In Memoriam

Shirley Ann Briggs
1918-2004

PHOTO: Shirley Ann Briggs

Briggs was a colleague, dear friend, and staunch advocate of Rachel Carson all her life.

Briggs was a wildlife artist, born in Iowa, one of the last students of the primitivist painter, Grant Woods. She worked at the US Fish and Wildlife for many years and was a founding member of the Audubon Naturalist Society which was an independent naturalist organization. A brilliant naturalist herself, an ornithologist and a lover of all things in nature, Briggs became the Executive Director of the Rachel Carson Council in Maryland after Carson's death in 1963 -- an organization created to carry on the legacy and work of Rachel Carson.
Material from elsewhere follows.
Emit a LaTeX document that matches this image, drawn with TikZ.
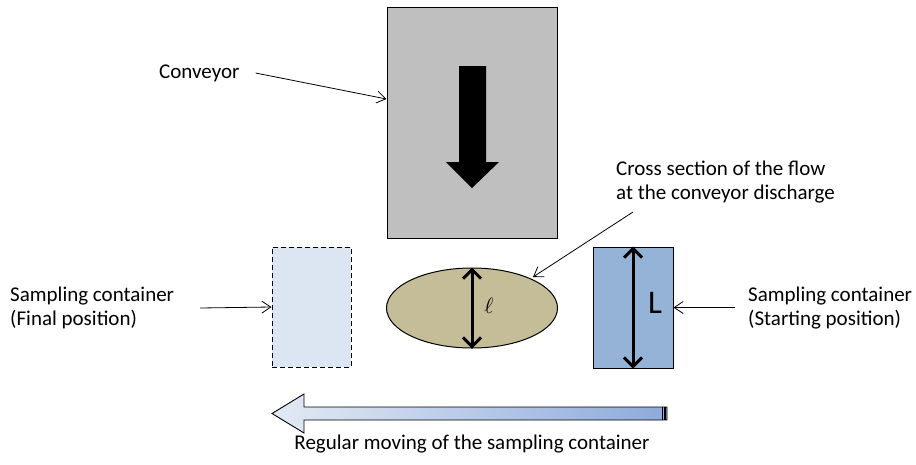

She was the author/editor of The Basic Guide to Pesticides, 1992) which fulfilled Carson's hopes of having a grass-roots organization which could respond to the public's need for knowledge about the use and misuse of pesticides. A prolific author on birds and wildlife of all sorts, Briggs was also the artist who designed and painted the original diaorama's for the wildlife exhibit in the Smithsonian's Natural History Museum. Briggs died on November 11th at age 86. A memorial service is planned in Bethesda, Md. She will be buried in Ames, Iowa in the family plot.